* Task prompt *
Copy the lines that follow, keeping every character the same.

>> begin Source data

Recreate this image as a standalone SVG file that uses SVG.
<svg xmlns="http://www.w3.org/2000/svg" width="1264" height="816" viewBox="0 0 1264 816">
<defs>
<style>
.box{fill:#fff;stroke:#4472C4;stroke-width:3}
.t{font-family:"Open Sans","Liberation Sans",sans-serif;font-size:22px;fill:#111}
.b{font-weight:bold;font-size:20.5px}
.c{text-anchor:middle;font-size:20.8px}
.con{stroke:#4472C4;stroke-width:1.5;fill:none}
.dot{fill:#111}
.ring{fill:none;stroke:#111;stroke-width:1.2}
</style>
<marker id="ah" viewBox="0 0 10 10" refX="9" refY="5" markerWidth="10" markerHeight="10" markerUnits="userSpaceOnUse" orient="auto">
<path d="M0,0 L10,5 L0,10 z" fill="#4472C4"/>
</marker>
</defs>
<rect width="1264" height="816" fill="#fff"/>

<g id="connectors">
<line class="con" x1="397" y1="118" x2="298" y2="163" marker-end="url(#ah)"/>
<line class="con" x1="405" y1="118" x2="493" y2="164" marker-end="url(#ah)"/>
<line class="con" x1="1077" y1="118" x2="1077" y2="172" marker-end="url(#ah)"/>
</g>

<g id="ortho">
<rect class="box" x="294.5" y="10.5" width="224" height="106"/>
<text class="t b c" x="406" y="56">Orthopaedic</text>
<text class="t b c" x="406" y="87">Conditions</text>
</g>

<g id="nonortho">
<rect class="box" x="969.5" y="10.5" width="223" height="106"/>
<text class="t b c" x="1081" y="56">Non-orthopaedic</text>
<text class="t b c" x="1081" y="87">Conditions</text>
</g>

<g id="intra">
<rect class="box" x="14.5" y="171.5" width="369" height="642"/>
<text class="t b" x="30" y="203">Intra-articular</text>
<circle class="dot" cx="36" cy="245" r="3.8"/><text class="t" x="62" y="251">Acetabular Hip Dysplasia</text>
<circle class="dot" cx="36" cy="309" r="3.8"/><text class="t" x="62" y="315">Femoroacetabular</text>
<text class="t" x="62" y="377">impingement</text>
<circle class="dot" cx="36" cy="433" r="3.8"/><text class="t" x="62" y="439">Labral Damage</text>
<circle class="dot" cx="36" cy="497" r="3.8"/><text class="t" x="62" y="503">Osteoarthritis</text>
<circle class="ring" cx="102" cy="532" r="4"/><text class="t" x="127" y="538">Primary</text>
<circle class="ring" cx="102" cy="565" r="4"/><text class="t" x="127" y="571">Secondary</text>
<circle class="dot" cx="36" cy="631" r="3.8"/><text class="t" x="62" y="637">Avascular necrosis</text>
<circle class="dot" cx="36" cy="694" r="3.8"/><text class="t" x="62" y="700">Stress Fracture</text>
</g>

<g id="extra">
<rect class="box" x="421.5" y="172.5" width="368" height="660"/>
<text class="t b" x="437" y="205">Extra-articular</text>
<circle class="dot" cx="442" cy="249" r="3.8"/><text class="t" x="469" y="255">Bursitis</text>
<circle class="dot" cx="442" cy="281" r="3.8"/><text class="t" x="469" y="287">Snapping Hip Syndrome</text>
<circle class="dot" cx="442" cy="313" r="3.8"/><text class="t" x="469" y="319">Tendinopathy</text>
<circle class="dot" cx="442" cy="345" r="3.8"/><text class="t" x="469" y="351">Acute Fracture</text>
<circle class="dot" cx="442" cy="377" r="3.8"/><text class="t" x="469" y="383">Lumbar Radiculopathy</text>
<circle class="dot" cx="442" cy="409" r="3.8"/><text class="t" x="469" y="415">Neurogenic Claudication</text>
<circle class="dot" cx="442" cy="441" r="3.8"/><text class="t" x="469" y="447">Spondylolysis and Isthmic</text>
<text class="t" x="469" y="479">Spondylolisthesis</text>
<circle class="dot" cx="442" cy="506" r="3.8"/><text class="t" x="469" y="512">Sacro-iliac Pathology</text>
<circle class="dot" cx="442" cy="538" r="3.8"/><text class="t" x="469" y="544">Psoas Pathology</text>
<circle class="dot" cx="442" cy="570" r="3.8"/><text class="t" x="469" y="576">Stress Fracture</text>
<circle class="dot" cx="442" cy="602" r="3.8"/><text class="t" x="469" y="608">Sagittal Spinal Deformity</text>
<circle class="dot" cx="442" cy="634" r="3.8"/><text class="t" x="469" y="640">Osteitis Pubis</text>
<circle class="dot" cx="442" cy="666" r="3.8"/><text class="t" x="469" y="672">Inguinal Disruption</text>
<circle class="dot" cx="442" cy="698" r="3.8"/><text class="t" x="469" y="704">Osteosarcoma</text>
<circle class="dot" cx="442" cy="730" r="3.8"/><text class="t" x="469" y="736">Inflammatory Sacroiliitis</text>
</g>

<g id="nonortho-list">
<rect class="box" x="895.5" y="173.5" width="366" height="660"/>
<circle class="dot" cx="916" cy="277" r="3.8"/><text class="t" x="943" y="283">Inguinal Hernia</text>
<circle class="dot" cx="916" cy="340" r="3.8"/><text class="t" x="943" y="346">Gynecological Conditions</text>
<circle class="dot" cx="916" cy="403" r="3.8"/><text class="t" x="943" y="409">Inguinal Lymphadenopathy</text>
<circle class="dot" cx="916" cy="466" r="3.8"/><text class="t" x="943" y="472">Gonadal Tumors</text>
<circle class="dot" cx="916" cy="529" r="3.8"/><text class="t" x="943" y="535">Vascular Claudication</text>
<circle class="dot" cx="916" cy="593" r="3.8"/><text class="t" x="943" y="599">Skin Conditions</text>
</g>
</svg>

>> end Source data

* Result of this task *
Recreate this image as a standalone SVG file that uses SVG.
<svg xmlns="http://www.w3.org/2000/svg" width="1264" height="816" viewBox="0 0 1264 816">
<defs>
<style>
.box{fill:#fff;stroke:#4472C4;stroke-width:3}
.t{font-family:"Open Sans","Liberation Sans",sans-serif;font-size:22px;fill:#111}
.b{font-weight:bold;font-size:20.5px}
.c{text-anchor:middle;font-size:20.8px}
.con{stroke:#4472C4;stroke-width:1.5;fill:none}
.dot{fill:#111}
.ring{fill:none;stroke:#111;stroke-width:1.2}
</style>
<marker id="ah" viewBox="0 0 10 10" refX="9" refY="5" markerWidth="10" markerHeight="10" markerUnits="userSpaceOnUse" orient="auto">
<path d="M0,0 L10,5 L0,10 z" fill="#4472C4"/>
</marker>
</defs>
<rect width="1264" height="816" fill="#fff"/>

<g id="connectors">
<line class="con" x1="397" y1="118" x2="298" y2="163" marker-end="url(#ah)"/>
<line class="con" x1="405" y1="118" x2="493" y2="164" marker-end="url(#ah)"/>
<line class="con" x1="1077" y1="118" x2="1077" y2="172" marker-end="url(#ah)"/>
</g>

<g id="ortho">
<rect class="box" x="294.5" y="10.5" width="224" height="106"/>
<text class="t b c" x="406" y="56">Orthopaedic</text>
<text class="t b c" x="406" y="87">Conditions</text>
</g>

<g id="nonortho">
<rect class="box" x="969.5" y="10.5" width="223" height="106"/>
<text class="t b c" x="1081" y="56">Non-orthopaedic</text>
<text class="t b c" x="1081" y="87">Conditions</text>
</g>

<g id="intra">
<rect class="box" x="14.5" y="171.5" width="369" height="642"/>
<text class="t b" x="30" y="203">Intra-articular</text>
<circle class="dot" cx="36" cy="245" r="3.8"/><text class="t" x="62" y="251">Acetabular Hip Dysplasia</text>
<circle class="dot" cx="36" cy="309" r="3.8"/><text class="t" x="62" y="315">Femoroacetabular</text>
<text class="t" x="62" y="377">impingement</text>
<circle class="dot" cx="36" cy="433" r="3.8"/><text class="t" x="62" y="439">Labral Damage</text>
<circle class="dot" cx="36" cy="497" r="3.8"/><text class="t" x="62" y="503">Osteoarthritis</text>
<circle class="ring" cx="102" cy="532" r="4"/><text class="t" x="127" y="538">Primary</text>
<circle class="ring" cx="102" cy="565" r="4"/><text class="t" x="127" y="571">Secondary</text>
<circle class="dot" cx="36" cy="631" r="3.8"/><text class="t" x="62" y="637">Avascular necrosis</text>
<circle class="dot" cx="36" cy="694" r="3.8"/><text class="t" x="62" y="700">Stress Fracture</text>
</g>

<g id="extra">
<rect class="box" x="421.5" y="172.5" width="368" height="660"/>
<text class="t b" x="437" y="205">Extra-articular</text>
<circle class="dot" cx="442" cy="249" r="3.8"/><text class="t" x="469" y="255">Bursitis</text>
<circle class="dot" cx="442" cy="281" r="3.8"/><text class="t" x="469" y="287">Snapping Hip Syndrome</text>
<circle class="dot" cx="442" cy="313" r="3.8"/><text class="t" x="469" y="319">Tendinopathy</text>
<circle class="dot" cx="442" cy="345" r="3.8"/><text class="t" x="469" y="351">Acute Fracture</text>
<circle class="dot" cx="442" cy="377" r="3.8"/><text class="t" x="469" y="383">Lumbar Radiculopathy</text>
<circle class="dot" cx="442" cy="409" r="3.8"/><text class="t" x="469" y="415">Neurogenic Claudication</text>
<circle class="dot" cx="442" cy="441" r="3.8"/><text class="t" x="469" y="447">Spondylolysis and Isthmic</text>
<text class="t" x="469" y="479">Spondylolisthesis</text>
<circle class="dot" cx="442" cy="506" r="3.8"/><text class="t" x="469" y="512">Sacro-iliac Pathology</text>
<circle class="dot" cx="442" cy="538" r="3.8"/><text class="t" x="469" y="544">Psoas Pathology</text>
<circle class="dot" cx="442" cy="570" r="3.8"/><text class="t" x="469" y="576">Stress Fracture</text>
<circle class="dot" cx="442" cy="602" r="3.8"/><text class="t" x="469" y="608">Sagittal Spinal Deformity</text>
<circle class="dot" cx="442" cy="634" r="3.8"/><text class="t" x="469" y="640">Osteitis Pubis</text>
<circle class="dot" cx="442" cy="666" r="3.8"/><text class="t" x="469" y="672">Inguinal Disruption</text>
<circle class="dot" cx="442" cy="698" r="3.8"/><text class="t" x="469" y="704">Osteosarcoma</text>
<circle class="dot" cx="442" cy="730" r="3.8"/><text class="t" x="469" y="736">Inflammatory Sacroiliitis</text>
</g>

<g id="nonortho-list">
<rect class="box" x="895.5" y="173.5" width="366" height="660"/>
<circle class="dot" cx="916" cy="277" r="3.8"/><text class="t" x="943" y="283">Inguinal Hernia</text>
<circle class="dot" cx="916" cy="340" r="3.8"/><text class="t" x="943" y="346">Gynecological Conditions</text>
<circle class="dot" cx="916" cy="403" r="3.8"/><text class="t" x="943" y="409">Inguinal Lymphadenopathy</text>
<circle class="dot" cx="916" cy="466" r="3.8"/><text class="t" x="943" y="472">Gonadal Tumors</text>
<circle class="dot" cx="916" cy="529" r="3.8"/><text class="t" x="943" y="535">Vascular Claudication</text>
<circle class="dot" cx="916" cy="593" r="3.8"/><text class="t" x="943" y="599">Skin Conditions</text>
</g>
</svg>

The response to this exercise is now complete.